Students told FOX 17 Saturday that the tragedy could have been prevented.
“I’m just so sick and tired of all of this. It keeps happening and nothing seems to be done about it,” Quinten Proctor, a sophomore at GVSU, said. “I have so many friends from high school that attend MSU. Thankfully, to my knowledge, they are all physically okay, but I cannot even begin to imagine, like, how they’re feeling.”
Proctor says he wants to be there for the Spartan community in any way he can, which included attending Saturday’s rally and demanding change.
“I just want to remind my friends here at Grand Valley, we’re all in this together. Contact your legislators and demand change,” Proctor added.
Some state legislators also attended Saturday’s rally at GVSU, including Congresswoman Hillary Scholten, and state representatives John Fitzgerald and Carol Glanville.
“I was a victim of gun violence about 30 years ago when I was your age,” Representative Glanville explained. “And I know how that feels. To have it sneak up on you at any moment in time. We need to do better. We have folks who have been in our legislature, who were incumbents when Oxford happened and refused to act.”

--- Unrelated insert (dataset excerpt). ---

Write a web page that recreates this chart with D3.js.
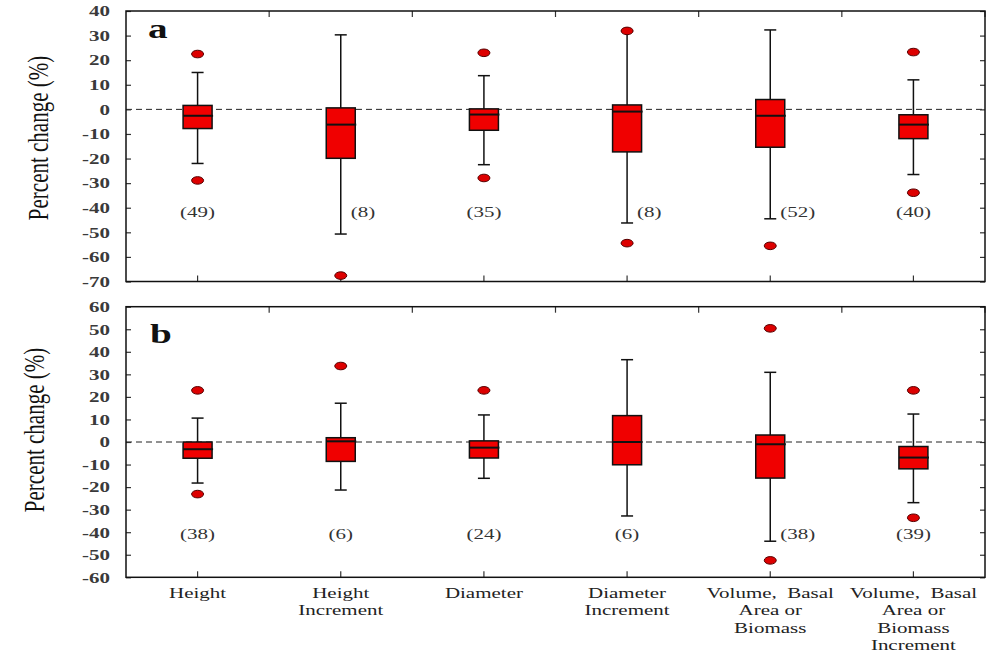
<!DOCTYPE html>
<html>
<head>
<meta charset="utf-8">
<script src="https://cdn.jsdelivr.net/npm/d3@7"></script>
<style>
  html, body { margin: 0; padding: 0; background: #fff; }
  svg { display: block; }
  text { font-family: "Liberation Serif", "Times New Roman", serif; }
</style>
</head>
<body>
<svg id="chart" width="1001" height="656"></svg>
<script>
// Growth response categories (x axis)
const categories = ["Height", "Height Increment", "Diameter", "Diameter Increment",
  "Volume, Basal Area or Biomass", "Volume, Basal Area or Biomass Increment"];
const categoryLines = [["Height"], ["Height", "Increment"], ["Diameter"], ["Diameter", "Increment"],
  ["Volume,  Basal", "Area or", "Biomass"], ["Volume,  Basal", "Area or", "Biomass", "Increment"]];

// Panel a: percent change summaries
const aWhiskerLow  = [-22, -50.7, -22.5, -46.2, -44.5, -26.5];
const aQ1          = [-7.8, -19.9, -8.5, -17.3, -15.4, -11.9];
const aMedian      = [-2.6, -6.2, -2.1, -0.9, -2.6, -6.2];
const aQ3          = [1.6, 0.6, 0.2, 1.8, 4.0, -2.2];
const aWhiskerHigh = [15, 30.3, 13.7, 31.9, 32.3, 12];
const aOutLow      = [-28.9, -67.6, -27.9, -54.4, -55.5, -33.9];
const aOutHigh     = [22.5, null, 23, 31.9, null, 23.3];
const aCounts      = [49, 8, 35, 8, 52, 40];
const aCountBeside = [false, true, false, true, true, false];
const aTicks       = [40, 30, 20, 10, 0, -10, -20, -30, -40, -50, -60, -70];

// Panel b: percent change summaries
const bWhiskerLow  = [-18.2, -21.3, -16.1, -32.8, -44, -26.9];
const bQ1          = [-7.2, -8.6, -7.1, -10.1, -16, -11.9];
const bMedian      = [-3.2, 0.3, -2.5, 0, -1.0, -6.9];
const bQ3          = [0, 1.9, 0.5, 11.7, 3.1, -2.0];
const bWhiskerHigh = [10.6, 17.2, 12, 36.5, 30.9, 12.4];
const bOutLow      = [-23.1, null, null, null, -52.5, -33.6];
const bOutHigh     = [22.9, 33.7, 22.9, null, 50.4, 22.9];
const bCounts      = [38, 6, 24, 6, 38, 39];
const bCountBeside = [false, false, false, false, true, false];
const bTicks       = [60, 50, 40, 30, 20, 10, 0, -10, -20, -30, -40, -50, -60];

const SX = 1.4; // horizontal text stretch used throughout the figure

const svg = d3.select("#chart");
const left = 126, right = 985;

const x = d3.scaleBand().domain(categories).range([left, right]).padding(0);

function build(rows) {
  return categories.map((c, i) => ({
    cat: c, lo: rows.wl[i], q1: rows.q1[i], med: rows.md[i], q3: rows.q3[i], hi: rows.wh[i],
    outLo: rows.ol[i], outHi: rows.oh[i], n: rows.n[i], beside: rows.bs[i]
  }));
}

const panels = [
  { letter: "a", top: 11, bottom: 281.5, domain: [-70, 40], ticks: aTicks, countAt: -41.5,
    titleX: 39, titleY: 138, letterX: 148, letterY: 38,
    rows: build({ wl: aWhiskerLow, q1: aQ1, md: aMedian, q3: aQ3, wh: aWhiskerHigh, ol: aOutLow, oh: aOutHigh, n: aCounts, bs: aCountBeside }) },
  { letter: "b", top: 306.7, bottom: 577.3, domain: [-60, 60], ticks: bTicks, countAt: -40.5,
    titleX: 35, titleY: 430, letterX: 150, letterY: 343,
    rows: build({ wl: bWhiskerLow, q1: bQ1, md: bMedian, q3: bQ3, wh: bWhiskerHigh, ol: bOutLow, oh: bOutHigh, n: bCounts, bs: bCountBeside }) }
];

const boxW = 29, capW = 12;

panels.forEach(p => {
  const y = d3.scaleLinear().domain(p.domain).range([p.bottom, p.top]);
  const g = svg.append("g");

  // zero reference line
  g.append("line")
    .attr("x1", left).attr("x2", right)
    .attr("y1", y(0)).attr("y2", y(0))
    .attr("stroke", "#222").attr("stroke-width", 1)
    .attr("stroke-dasharray", "6,4");

  // axes: inward ticks on all four sides
  const yl = g.append("g").attr("transform", `translate(${left},0)`)
    .call(d3.axisLeft(y).tickValues(p.ticks).tickSizeInner(-5).tickSizeOuter(0).tickPadding(16)
      .tickFormat(d => String(d)));
  yl.selectAll("text")
    .attr("x", -16 / SX)
    .attr("transform", `scale(${SX},1)`)
    .attr("fill", "#3a3a3a").attr("font-size", 15).attr("font-weight", "bold")
    .style("font-family", '"Liberation Serif", serif');

  g.append("g").attr("transform", `translate(${right},0)`)
    .call(d3.axisRight(y).tickValues(p.ticks).tickSizeInner(-5).tickSizeOuter(0).tickFormat(""));
  g.append("g").attr("transform", `translate(0,${p.top})`)
    .call(d3.axisTop(x).tickSizeInner(-6).tickSizeOuter(0).tickFormat(""))
    .selectAll(".tick line").attr("transform", `translate(${x.bandwidth() / 2},0)`);
  g.append("g").attr("transform", `translate(0,${p.bottom})`)
    .call(d3.axisBottom(x).tickSizeInner(-6).tickSizeOuter(0).tickFormat(""));
  g.selectAll(".domain").remove();
  g.selectAll(".tick line").attr("stroke", "#333").attr("stroke-width", 1.2);

  // frame
  g.append("rect")
    .attr("x", left).attr("y", p.top)
    .attr("width", right - left).attr("height", p.bottom - p.top)
    .attr("fill", "none").attr("stroke", "#111").attr("stroke-width", 1.5);

  const cx = d => x(d.cat) + x.bandwidth() / 2;

  const box = g.selectAll(".box").data(p.rows).join("g").attr("class", "box");

  // whiskers
  box.append("line")
    .attr("x1", cx).attr("x2", cx)
    .attr("y1", d => y(d.lo)).attr("y2", d => y(d.hi))
    .attr("stroke", "#111").attr("stroke-width", 1.5);
  box.append("line")
    .attr("x1", d => cx(d) - capW / 2).attr("x2", d => cx(d) + capW / 2)
    .attr("y1", d => y(d.lo)).attr("y2", d => y(d.lo))
    .attr("stroke", "#111").attr("stroke-width", 1.5);
  box.append("line")
    .attr("x1", d => cx(d) - capW / 2).attr("x2", d => cx(d) + capW / 2)
    .attr("y1", d => y(d.hi)).attr("y2", d => y(d.hi))
    .attr("stroke", "#111").attr("stroke-width", 1.5);

  // interquartile box
  box.append("rect")
    .attr("x", d => cx(d) - boxW / 2).attr("width", boxW)
    .attr("y", d => y(d.q3)).attr("height", d => y(d.q1) - y(d.q3))
    .attr("fill", "#f00000").attr("stroke", "#111").attr("stroke-width", 1.5);

  // median
  box.append("line")
    .attr("x1", d => cx(d) - boxW / 2).attr("x2", d => cx(d) + boxW / 2 + 1)
    .attr("y1", d => y(d.med)).attr("y2", d => y(d.med))
    .attr("stroke", "#111").attr("stroke-width", 2);

  // outliers
  const outs = [];
  p.rows.forEach(d => {
    if (d.outLo !== null) outs.push({ cat: d.cat, v: d.outLo });
    if (d.outHi !== null) outs.push({ cat: d.cat, v: d.outHi });
  });
  g.selectAll(".out").data(outs).join("ellipse").attr("class", "out")
    .attr("cx", cx).attr("cy", d => y(d.v))
    .attr("rx", 6).attr("ry", 3.8)
    .attr("fill", "#dd0000").attr("stroke", "#500").attr("stroke-width", 1);

  // sample sizes
  g.selectAll(".count").data(p.rows).join("text").attr("class", "count")
    .attr("transform", d => `translate(${d.beside ? cx(d) + 10 : cx(d)},${y(p.countAt)}) scale(${SX},1)`)
    .attr("dy", "0.35em")
    .attr("text-anchor", d => d.beside ? "start" : "middle")
    .attr("font-size", 15).attr("fill", "#333")
    .text(d => `(${d.n})`);

  // panel letter
  g.append("text")
    .attr("transform", `translate(${p.letterX},${p.letterY}) scale(${SX},1)`)
    .attr("font-size", 28).attr("font-weight", "bold").attr("fill", "#111")
    .text(p.letter);

  // y title
  g.append("text")
    .attr("transform", `translate(${p.titleX},${p.titleY}) scale(${SX},1) rotate(-90)`)
    .attr("text-anchor", "middle").attr("dy", "0.32em")
    .attr("font-size", 21).attr("fill", "#111")
    .text("Percent change (%)");
});

// category labels under the lower panel
const xl = svg.append("g").selectAll("g").data(categories).join("g")
  .attr("transform", c => `translate(${x(c) + x.bandwidth() / 2},598) scale(${SX},1)`);
xl.each(function (c, i) {
  d3.select(this).selectAll("text").data(categoryLines[i]).join("text")
    .attr("y", (t, j) => j * 17.5)
    .attr("text-anchor", "middle")
    .attr("font-size", 15).attr("fill", "#222")
    .style("white-space", "pre")
    .text(t => t);
});
</script>
</body>
</html>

“It is long past time for real, measurable change because I sit at home with a 10-week-old daughter and I’m not willing to sit by and have another active shooter generation raised in America,” Representative Fitzgerald added.
“I’m here today to tell you that I am going to do everything in my power to keep you safe, to keep something like what happened at Michigan State University from happening right here at Grand Valley,” Congresswoman Scholten said.
GVSU student Nancy Hoogwerf organized the rally. She says they’ve been calling for action for years.
“Everybody here knows someone at MSU. We’re, you know, we either graduated together, or they’re our neighbors, or friends or family, and I think it really impacted us that our friends and our neighbors and our family are so traumatized by something that could have been prevented by laws,” Hoogwerf told FOX 17.